When he finishes, Shadrach looks up and tries to imagine two or three assassins plummeting in Mangu’s wake, while lurking confederates spring forth to sweep up the shattered bodies and escape with them. Madness, Shadrach thinks. And this is the carefully considered theory propounded in all seriousness by the ruler of the world. Madness. Madness.

  He says, “There’ve been almost three hundred arrests so far. Ninety-seven sent to the organ farms. Last week Roger Buckmaster was alive, healthy, his own master as much as any of us is. Tomorrow we may be using his aorta to patch Genghis Mao’s. And still the arrests continue.”

  “So I gather. Avogadro’s men bring them in, day and night. When will the Khan be satisfied?”

  “When he decides that all the conspirators have been caught, I suppose.”

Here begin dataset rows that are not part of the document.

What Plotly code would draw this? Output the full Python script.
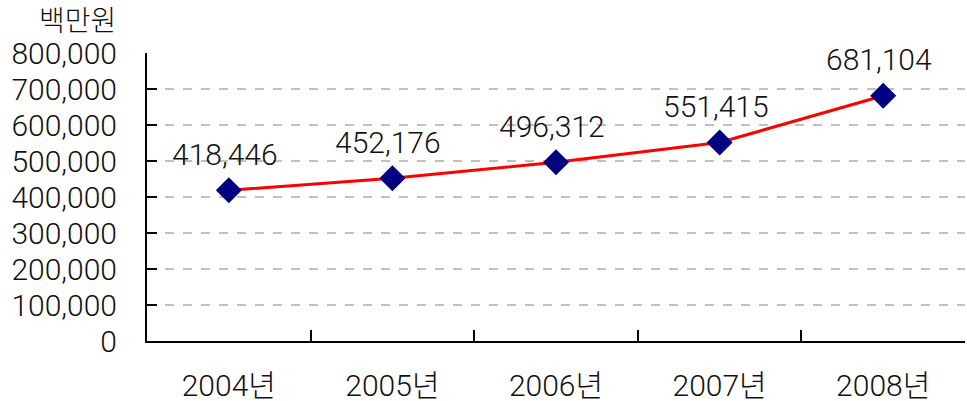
import plotly.graph_objects as go

years = ["2004년", "2005년", "2006년", "2007년", "2008년"]
values = [418446, 452176, 496312, 551415, 681104]
y_ticks = [0, 100000, 200000, 300000, 400000, 500000, 600000, 700000, 800000]

font_name = "Roboto, Noto Sans CJK KR"

fig = go.Figure()

fig.add_trace(go.Scatter(
    x=years, y=values,
    mode="lines+markers",
    line=dict(color="#ff0000", width=3),
    marker=dict(symbol="diamond", size=20, color="#000080"),
    showlegend=False
))

# value labels above each point
for yr, v in zip(years, values):
    fig.add_annotation(
        x=yr, y=v, text=f"{v:,}", showarrow=False,
        xshift=-4, yshift=36,
        font=dict(family=font_name, size=30, color="#111111", weight=300)
    )

fig.add_annotation(
    x=-0.035, y=1.045, xref="paper", yref="paper", xanchor="right", yanchor="bottom",
    text="백만원", showarrow=False,
    font=dict(family=font_name, size=28, color="#111111", weight=300)
)

fig.update_layout(
    width=967, height=401,
    margin=dict(l=147, r=2, t=53, b=60, autoexpand=False),
    paper_bgcolor="white", plot_bgcolor="white",
    font=dict(family=font_name, size=30, color="#111111", weight=300),
)

fig.update_xaxes(
    type="category", range=[-0.5, 4.5], automargin=False,
    showline=True, linecolor="black", linewidth=2,
    ticks="inside", ticklen=11, tickwidth=2, tickcolor="black",
    tickson="boundaries", showgrid=False,
    ticklabelstandoff=17,
)

fig.update_yaxes(
    range=[0, 800000], tickvals=y_ticks, automargin=False,
    tickformat=",d",
    showline=True, linecolor="black", linewidth=2,
    ticks="inside", ticklen=10, tickwidth=2, tickcolor="black",
    showgrid=True, gridcolor="#c0c0c0", griddash="dash", gridwidth=2,
    zeroline=False, ticklabelstandoff=22,
)

fig.write_html(
    "out.html",
    config={"displayModeBar": False},
    post_script="document.body.style.margin='0';",
)
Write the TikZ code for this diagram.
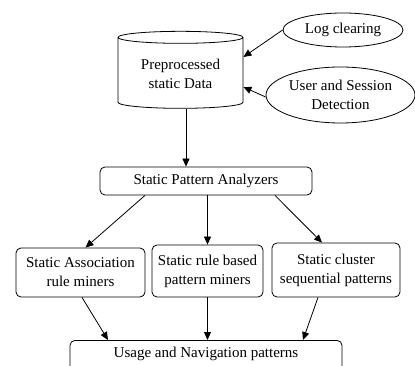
\documentclass[tikz,border=0pt]{standalone}
\usepackage{fontspec}
\setmainfont{Liberation Serif}
\usetikzlibrary{arrows.meta,shapes.geometric}

\begin{document}
\begin{tikzpicture}[
    x=1pt, y=-1pt,
    line width=0.8pt,
    every node/.style={font=\fontsize{15}{19}\selectfont},
    store/.style={draw, cylinder, shape border rotate=90, aspect=0.14, minimum width=125pt, minimum height=77pt, align=center},
    src/.style={draw, ellipse, align=center, inner sep=1pt},
    box/.style={draw, rounded corners=5pt, align=center},
    arr/.style={-{Triangle[length=8pt,width=7pt]}},
]
\useasboundingbox (0,0) rectangle (415,366);

% Top: data store and its inputs
\node[store] (data) at (180.5,74) {Preprocessed\\static Data};
\node[src, minimum width=120pt, minimum height=34pt] (log) at (343,30) {Log clearing};
\node[src, minimum width=145pt, minimum height=56pt] (user) at (340.5,95) {User and Session\\Detection};

% Middle: analyzer and the three miners
\node[box, minimum width=212pt, minimum height=28pt] (spa) at (206,181) {Static Pattern Analyzers};
\node[box, minimum width=129pt, minimum height=49pt] (assoc) at (80.5,272.5) {Static Association\\rule miners};
\node[box, minimum width=111pt, minimum height=52pt] (rule) at (207.5,271) {Static rule based\\pattern miners};
\node[box, minimum width=128pt, minimum height=54pt] (clust) at (336,270) {Static cluster\\sequential patterns};

% Bottom: result (runs off the page)
\node[box, minimum width=272pt, text height=14pt, text depth=20pt, anchor=north] (usage) at (206,340) {Usage and Navigation patterns};

% Inputs into the store
\draw[arr] (log.west) -- ([yshift=17pt]data.east);
\draw[arr] ([yshift=-2pt]user.west) -- ([yshift=-13pt]data.east);
\draw[arr] ([xshift=5.5pt]data.south) -- ([xshift=5.5pt]data.south |- spa.north);

% Fan out to the miners
\draw[arr] ([xshift=-61pt]spa.south) -- ([xshift=5pt]assoc.north);
\draw[arr] (rule.north |- spa.south) -- (rule.north);
\draw[arr] ([xshift=69pt]spa.south) -- ([xshift=-14pt]clust.north);

% Fan in to the result
\draw[arr] ([xshift=1.5pt]assoc.south) -- ([xshift=-98pt]usage.north);
\draw[arr] (rule.south) -- (rule.south |- usage.north);
\draw[arr] ([xshift=-18pt]clust.south) -- ([xshift=97pt]usage.north);

\end{tikzpicture}
\end{document}
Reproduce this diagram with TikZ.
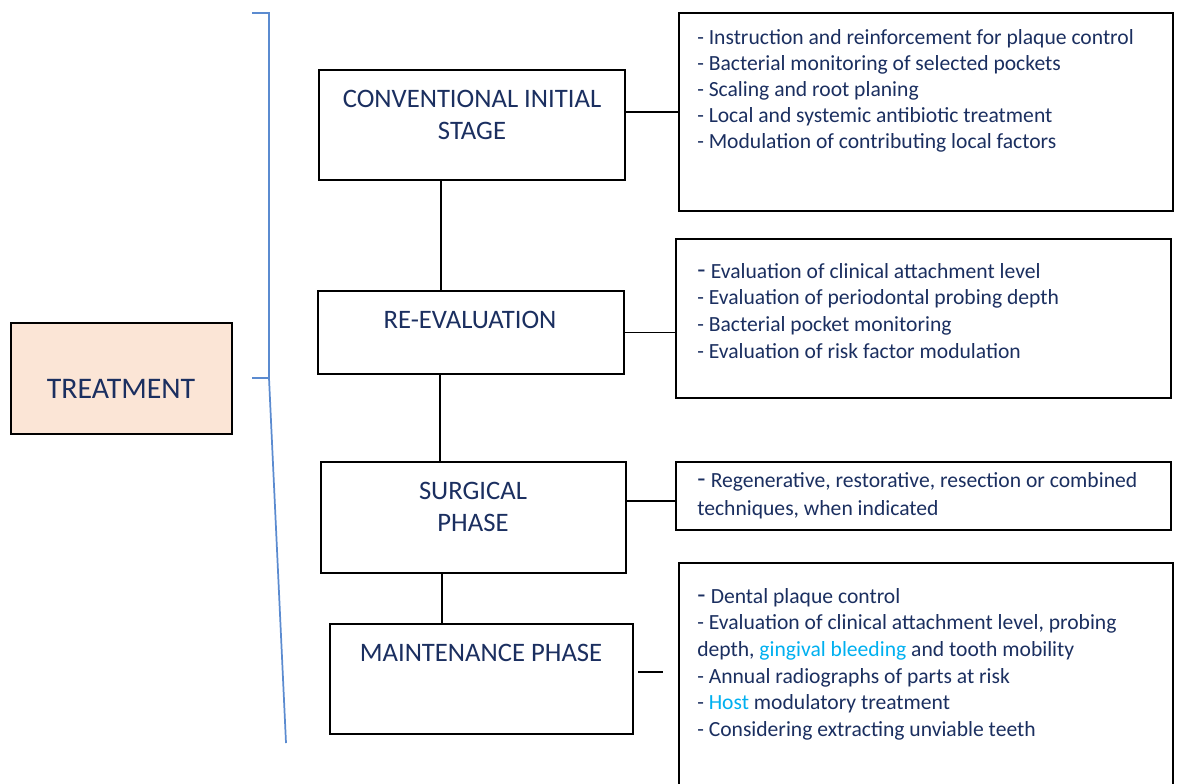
\documentclass[tikz,border=0pt]{standalone}
\usepackage{fontspec}
\setmainfont{Carlito}
\usetikzlibrary{fit}
\definecolor{navy}{HTML}{1B2F60}
\definecolor{lblue}{HTML}{00B0F0}
\definecolor{brk}{HTML}{5B8BD0}
\definecolor{peach}{HTML}{FBE5D6}
\newcommand{\bigdash}{{\fontsize{20}{20}\selectfont -}\hspace{4pt}}
\begin{document}
\begin{tikzpicture}[x=0.75pt,y=-0.75pt,
  box/.style={draw=black, line width=1.4pt, inner sep=0pt},
  lbl/.style={text=navy, font=\fontsize{20}{24}\selectfont, align=center, inner sep=0pt},
  det/.style={text=navy, align=left, anchor=north west, inner sep=0pt},
  link/.style={draw=black, line width=1.4pt},
  brace/.style={draw=brk, line width=1.3pt}]
\clip (0,0) rectangle (1177,783);
\fill[white] (0,0) rectangle (1177,783);
% boxes
\node[box, fill=peach, fit={(11,323) (232,434)}] (treat) {};
\node[box, fit={(319,70) (625,180)}] (conv) {};
\node[box, fit={(318,291) (624,374)}] (reev) {};
\node[box, fit={(321,462) (626,573)}] (surg) {};
\node[box, fit={(330,624) (633,734)}] (maint) {};
\node[box, fit={(679,13) (1173,211)}] (d1) {};
\node[box, fit={(676,239) (1171,398)}] (d2) {};
\node[box, fit={(676,462) (1171,530)}] (d3) {};
\node[box, fit={(679,563) (1173,820)}] (d4) {};
% labels
\node[lbl, font=\fontsize{22.4}{24}\selectfont] (tlab) at (121,389) {TREATMENT};
\node[lbl] (clab) at (472,115) {CONVENTIONAL INITIAL\\STAGE};
\node[lbl] (rlab) at (470,320) {RE-EVALUATION};
\node[lbl] (slab) at (473,507) {SURGICAL\\PHASE};
\node[lbl] (mlab) at (481,653) {MAINTENANCE PHASE};
% details
\node[det, font=\fontsize{16.2}{19.5}\selectfont] (t1) at (697,29) {- Instruction and reinforcement for plaque control\\- Bacterial monitoring of selected pockets\\- Scaling and root planing\\- Local and systemic antibiotic treatment\\- Modulation of contributing local factors};
\node[det, font=\fontsize{16.2}{20}\selectfont] (t2) at (697,263) {\bigdash Evaluation of clinical attachment level\\- Evaluation of periodontal probing depth\\- Bacterial pocket monitoring\\- Evaluation of risk factor modulation};
\node[det, font=\fontsize{16.2}{21}\selectfont] (t3) at (697,472) {\bigdash Regenerative, restorative, resection or combined\\techniques, when indicated};
\node[det, font=\fontsize{16.2}{20}\selectfont] (t4) at (697,588) {\bigdash Dental plaque control\\- Evaluation of clinical attachment level, probing\\depth, \textcolor{lblue}{gingival bleeding} and tooth mobility\\- Annual radiographs of parts at risk\\- \textcolor{lblue}{Host} modulatory treatment\\- Considering extracting unviable teeth};
% connectors
\coordinate (v1) at (441,0);
\coordinate (v2) at (440,0);
\coordinate (v3) at (442,0);
\coordinate (s3) at (0,501);
\coordinate (m1) at (638,672);
\coordinate (m2) at (663,672);
\draw[link] (conv.east |- d1.west) -- (d1.west);
\draw[link] (reev.east) -- (reev.east -| d2.west);
\draw[link] (surg.east |- s3) -- (d3.west |- s3);
\draw[link] (m1) -- (m2);
\draw[link] (conv.south -| v1) -- (reev.north -| v1);
\draw[link] (reev.south -| v2) -- (surg.north -| v2);
\draw[link] (surg.south -| v3) -- (maint.north -| v3);
% bracket
\coordinate (b0) at (252,13);
\coordinate (b1) at (269,13);
\coordinate (b2) at (269,378);
\coordinate (b3) at (252,378);
\coordinate (b4) at (286,743);
\draw[brace] (b0) -- (b1) -- (b2) -- (b4);
\draw[brace] (b3) -- (b2);
\end{tikzpicture}
\end{document}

  “Conspirators!” Katya says scathingly. For a moment she has the old frightening intensity again. “What conspirators? What conspiracy? The whole thing is insane. Mangu killed himself.”

  “You think it was suicide too, then?”

  “Think? I know it was,” she says in a low voice, turning away from the Grand Tower as though to avoid cameras that might read her lips.

  “You talk as if you were there when he jumped.”

  “Don’t be silly.”

  “How can you know it was suicide, then?”

  “I know. I know.”

  “Were you there when he—”

  “Of course not,” Lindman says.

  “Then why are you so sure you’re right?”

  “Good reasons. Sufficient reasons.”

  “You know something that the security people don’t?”

  “Yes,” she says.

  “Then why don’t you speak up about it, before Avogadro arrests the whole world?”

  She is silent a moment. “No,” she says at last. “I can’t. It would destroy me.”